Liprandi’s observations were further elaborated by Larionov, who produced a meticulous study of the Russian artillery at Borodino. It showed that
all 296 guns of the reserve artillery took part in the Battle of Borodino. The main artillery reserve was under direct control of Kutaisov and all of its companies were committed to the battle on his orders. The Russian artillery, in the most vulnerable places, was continuously reinforced from the reserves, which ensured solid defence of these directions […] Of the artillery companies of the 1st Western Army, only 2nd Don Cossack Horse Artillery and the 8th and 44th Light Companies, which were left on the extreme right flank, did not participate in the battle.367
Thus, evidence suggests that Kutaisov’s death, although a serious blow to the Russian
Army, did not have as serious a consequence as claimed later.
By 11am the first assault on Rayevsky’s Redoubt was repelled. The French setback resulted due to a number of factors. There was virtually no coordination of action between the French forces in the centre (Eugène) and right flank (Murat, Ney and Davout), which led some scholars to suggest that Napoleon was responsible for the loss, since he should have provided better direction. Both sides suffered considerable losses, but the French casualties were particularly high. Barclay de Tolly estimated them at 3,000 men, since ‘the heights and the valley surrounding it were covered with enemy corpses for a distance of several hundred paces’.368
Extreme Southern Sector – The Old Smolensk Road and Utitsa
On the extreme right flank of the French Army, Poniatowski’s Corps of some 10,000 men had advanced with the first rays of light. Although the shortest route to the Old Smolensk Road was through the woods, the Poles had earlier ascertained that it would be impossible for them to transport their artillery through the dense and marshy Utitsa forest, which was also defended by enemy jägers. As a result, they had to backtrack to Yelnya, where they turned eastward. This march took longer than expected and the Polish attack was delayed when Davout’s forces assaulted Bagration’s positions. Leading the way was the 16th Division, followed by the reserve artillery of forty guns and the 18th Division. Sébastiani’s cavalry was moving in squadron columns south of the road.

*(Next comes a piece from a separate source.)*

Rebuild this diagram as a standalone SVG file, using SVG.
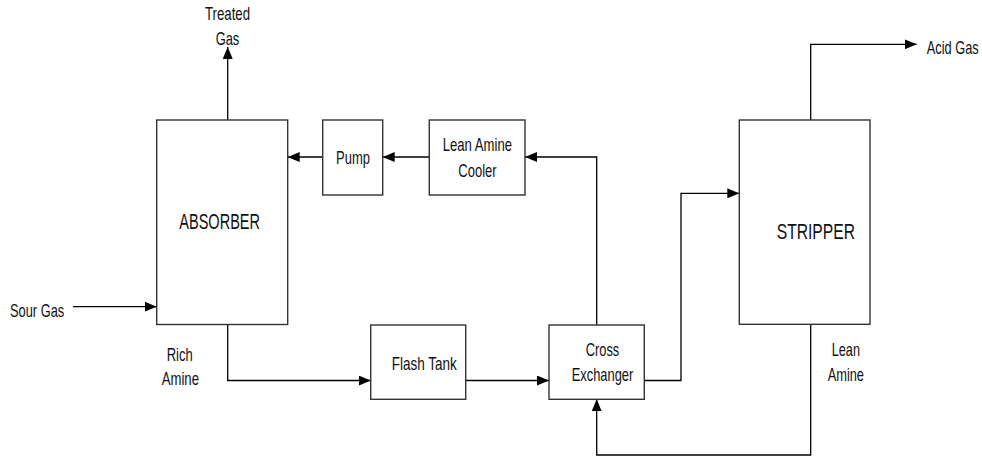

The Old Smolensk Road sector was the weakest spot in the Russian positions. Tuchkov commanded about 23,000 men, almost half of them irregular troops. The Opolchenye men, although ardent in their enthusiasm, lacked proper training and were largely armed with pikes and axes. Tuchkov’s initial position was four lines deep, with the irst two lines occupied by the 1st Grenadier Division (deployed in line) and the two rear lines occupied by the 3rd Division, which was arranged in battalion columns. The Moscow and Smolensk Opolchenye were deployed further behind. However, on the morning of 7 September, Tuchkov’s position was weakened by the departure of two jäger regiments (20th and 21st), which were assigned to Shakhovsky’s detachment in the Utitsa woods, and four regiments (the Chernigovskii, Muromskii, Revelskii and Selenginskii) of the 3rd Division, which had been sent to help Bagration around the flèches. Thus, Russian grenadiers carried the brunt of the initial attack of the Polish Corps.